Early in his career the talented British chef underwent hypnosis to start eating meat again. “I used to taste the dishes I was cooking but couldn’t come to actually eating it. One day after the hypnosis, I was chowing down on a steak. It worked,” he explains. He has perfected a vegan XO sauce which is used on some of his favourite dishes. He also has a non-vegan version. The menu features his jackfruit san choi bao along with a vegan ragù he has created using cauliflower and taro. Slow cooked, the result is every bit as satisfying and delicious as the meaty version.
Lani has created her version of a vegan es telor, using natural food colouring on the distinctive layers. She favours natural colouring always and shuns the shiny, iridescent pastry shop offerings.
Playing to the crowds, the beach club menu favourites include dramatic platters of wood-fired prawns with a locally-inspired flavoured butter; fried chicken with a house-made fermented chili sauce and the bestselling truffled wild mushroom pizza with mascarpone.
Here you’ll also find a host of seafood dishes, including Graeme’s fish of the day, vibrant seafood platters, alongside classics from ceviche to burgers, steaks and tapas-style dishes that compliment beautiful, fresh salads and house-made charcuterie plates.
Whimsical desserts featured include a playful Golden Gaytime, fashioned on the famous Australian ice cream. Here it appears as an ice cream sandwich with a brownie base, mingled with honeycomb. It’s Lani on a plate; familiar, rustic and creative. Her take on a Beng Beng, the local candy bar, is toothy, gooey and slightly salty all at once, something for the men she explains. The menu also features a few classics for crowd appeal, including the sublime Spanish Crème Catalan and a creative take on a tiramisu.
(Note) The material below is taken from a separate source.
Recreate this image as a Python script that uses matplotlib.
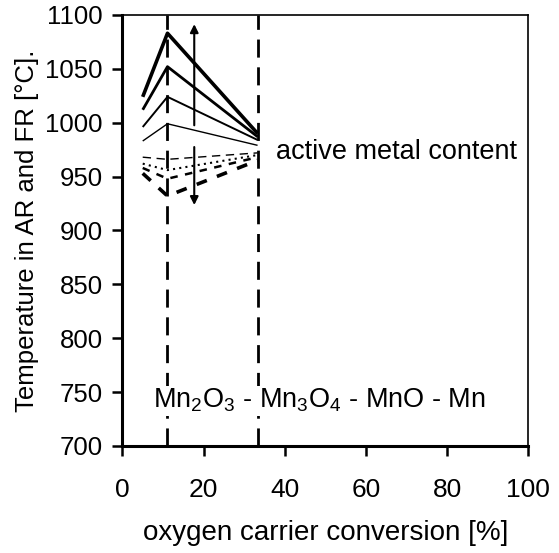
import numpy as np
import matplotlib
matplotlib.use("Agg")
import matplotlib.pyplot as plt

plt.rcParams.update({
    "font.family": "Liberation Sans", "font.size": 19,
    "axes.edgecolor": "black", "axes.linewidth": 1.2,
    "mathtext.fontset": "custom", "mathtext.rm": "Liberation Sans",
    "mathtext.it": "Liberation Sans", "mathtext.default": "regular",
})

# conversion points: start, Mn2O3 -> Mn3O4 step, Mn3O4 -> MnO step
conversion = [5.0, 11.1, 33.3]
phase_steps = [11.1, 33.3]

# temperatures, solid group (upper) and dashed group (lower)
t_solid = [
    [1024, 1083, 990],
    [1012, 1052, 987],
    [996, 1024, 984],
    [983, 999, 979],
]
t_dashed = [
    [968, 966, 972],
    [962, 956, 970],
    [958, 948, 968],
    [953, 932, 965],
]

solid_lw = [2.6, 2.0, 1.4, 1.0]
dashed_styles = [
    dict(lw=1.0, ls=(0, (6, 4))),
    dict(lw=1.5, ls=(0, (1, 2))),
    dict(lw=1.8, ls=(0, (3, 3))),
    dict(lw=2.6, ls=(0, (3, 3))),
]

fig = plt.figure(figsize=(5.59, 5.53), dpi=100)
ax = fig.add_axes([0.219, 0.1935, 0.726, 0.7795])

for t, lw in zip(t_solid, solid_lw):
    ax.plot(conversion, t, color="black", lw=lw, solid_capstyle="butt")
for t, st in zip(t_dashed, dashed_styles):
    ax.plot(conversion, t, color="black", **st)

for x in phase_steps:
    ax.axvline(x, color="black", lw=2.0, ls=(0, (6.5, 3.5)))

# double arrow for increasing active metal content
ax.annotate("", xy=(17.7, 1094), xytext=(17.7, 995),
            arrowprops=dict(arrowstyle="-|>", color="black", lw=1.5, mutation_scale=12))
ax.annotate("", xy=(17.7, 921), xytext=(17.7, 980),
            arrowprops=dict(arrowstyle="-|>", color="black", lw=1.5, mutation_scale=12))

ax.text(37.8, 973, "active metal content", fontsize=19.5, va="center", ha="left")
ax.text(48.6, 742, r"Mn$_2$O$_3$ - Mn$_3$O$_4$ - MnO - Mn", fontsize=19.5,
        va="center", ha="center",
        bbox=dict(facecolor="white", edgecolor="none", pad=1))

ax.set_xlim(0, 100)
ax.set_ylim(700, 1100)
ax.set_xticks(range(0, 101, 20))
ax.set_yticks(range(700, 1101, 50))
ax.tick_params(direction="out", length=7, width=1.8, labelsize=18.5, pad=7)
ax.tick_params(axis="x", pad=16, labelsize=19)
ax.spines["left"].set_linewidth(2.2)
ax.spines["bottom"].set_linewidth(2.2)

ax.set_xlabel("oxygen carrier conversion [%]", fontsize=20, labelpad=13)
ax.set_ylabel("Temperature in AR and FR [°C].", fontsize=18.5, labelpad=5)

fig.savefig("out.png", dpi=100)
“The tiramisu is made with coconut cream and brem to bring it in line with our philosophy of keeping it local,” explains Lani.
Brem and arak are put to good use in this kitchen, as marinades and to fire up dishes. They have also been experimenting with local cheeses. They aren’t the same as the imported cheeses, but that is the point, they agree. The flavours are different and finding ways to incorporate them into their recipes, both sweet and savoury, is a journey of discovery.
Together with an army of staff, including local chefs I Gede Ariwijaya (ex Mejekawi Restaurant) and Wirya Purnama (ex Potato Head/Katamama), shaping this new dining experience is no small task. The challenges involved with turning this incredible seaside dining room into a world class venue are what drives this team to continue evolving, creating, sampling new ingredients and creating a menu that they fully intend will be the talk of the town.